Hemolytic Uremic Syndrome

Today, we talked about the case of a middle aged woman with recent diagnosis of metastatic breast cancer on palliative Paclitaxel who was admitted with acute onset of bloody diarrhea found to have Shiga toxin and progression to HUS!  She developed neurologic manifestations for which she underwent PLEX and is now recovering in rehab.


Clinical Pearls

  • TTP and HUS present very similarly and are difficult to distinguish clinically.  HUS typically has worse renal failure than TTP and rarely has neurologic manifestations.
  • Because they are tough to tease apart, start PLEX early if TTP is on your differential for HUS because TTP has a high mortality rate.
  • Acute diarrhea requires work up in those with severe illness, inflammatory features, risk factors, persistent symptoms, or work in fields that are of public health related concern (food handlers, daycare workers, etc.)
  • The most common cause of acute bloody diarrhea worldwide is shigella.
  • Bloody diarrhea with a normal fecal leukocyte/lactoferrin count is highly suggestive of E. histolytica.
  • Majority of shiga toxin produced in adults is by E coli.
  • Avoid antibiotics if possible in a patient with bloody diarrhea due to shiga toxin as it can precipitate HUS.

Indications for work up of acute diarrhea:

  • Age >65
  • Immunocompromised
  • Significant volume depletion
  • Blood in stool
  • Fever
  • Severe abdominal pain
  • Recent antibiotics
  • Known or suspected IBD
  • Food handler, daycare worker, healthcare worker
  • Recent travel

DDx for acute bloody diarrhea:

  • IBD
  • Ischemic colitis
  • Invasive infections
    • Shigella (most common)
    • EHEC and EIEC (most commonly associated with shiga toxin)
    • Campylobacter
    • Nontyphoidal salmonella
    • Entamoeba histolytica
    • Schistosoma (more common in resource limited settings)

Work up for acute bloody diarrhea:

  • Enteric pathogen panel (NAAT):
    • Campylobacter, salmonella, shigella species, vibrio, yersinia, shiga toxins, norovirus, and rotavirus
  • Stool culture
    • Grows campylobacter, Shigella, Salmonella, and E coli strains. If suspecting other organism, must specifically request that culture from lab
  • Stool leukocytes or lactoferrin
    • More helpful if negative to rule in amebiasis.

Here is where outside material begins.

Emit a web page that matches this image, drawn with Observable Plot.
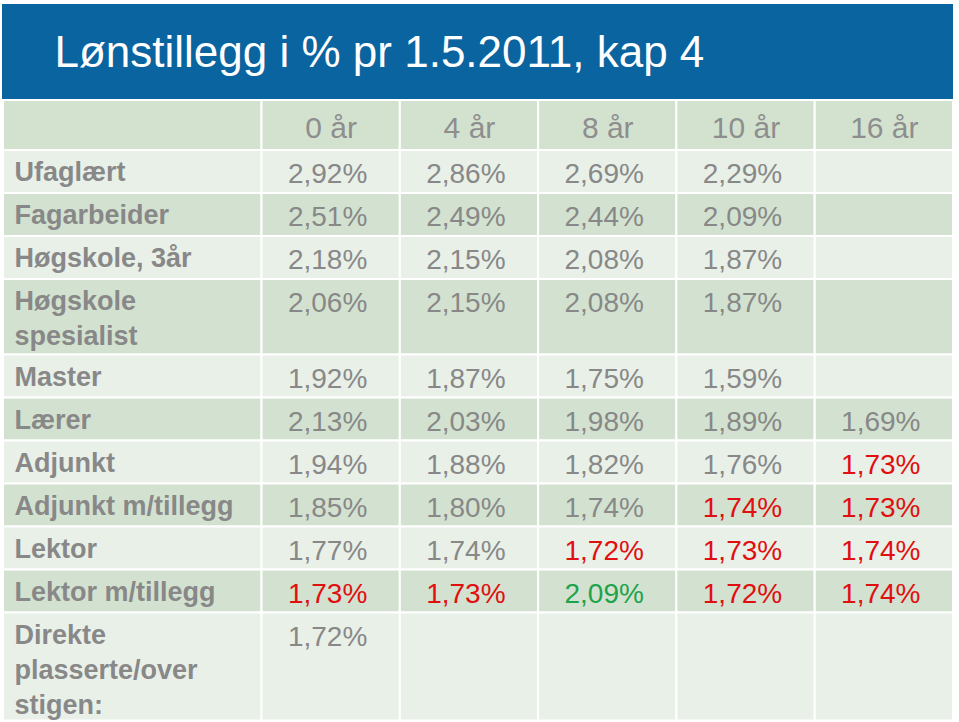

Shiga toxin mediated hemolytic uremic syndrome

  • Characterized by the triad of MAHA, thrombocytopenia, and acute renal failure. Rare neurologic manifestations can occur as in our patient.
    • Other clinical symptoms ⇒ bloody stools, absence of fever, WBC>10k, and abdominal pain.
    • 23-47% require hospitalization
  • 6-9% of people infected with EHEC (O157:H7 and O104:H4) can go on to developing HUS and it is much more common in children.
  • Pathophys
    • Ingestion of undercooked beef and E coli
    • Shiga toxin produced by E coli binds to vascular endothelial cell surface, thereby inhibiting protein synthesis, generating lots of cytokines and chemokines, and causing end organ damage and thrombosis.
  • Clinical course
    • HUS develops 5-10 days after onset of diarrhea
    • Up to 50% of patients require dialysis and 39% have long term renal injury.
    • Mortality is 3-5%
  • Treatment:
    • Supportive care is the mainstay
    • Some data from an outbreak in Germany suggests there may be benefit to plasma exchange (PLEX) via removal of shiga toxin and prothrombotic factors from the body
    • Eculizumab ⇒ beneficial in patients with complement-mediated HUS (not shiga-toxin mediated)

TTP: 

  • Main distinguishing features from HUS
    • Renal failure can often be mild
    • Neurologic impairment is more common
    • Mortality rates are much higher
    • Confirmatory test is ADAMTS13
    • Mainstay of treatment is PLEX!

Moral of this story: start PLEX while you’re waiting to decide if it’s HUS or TTP!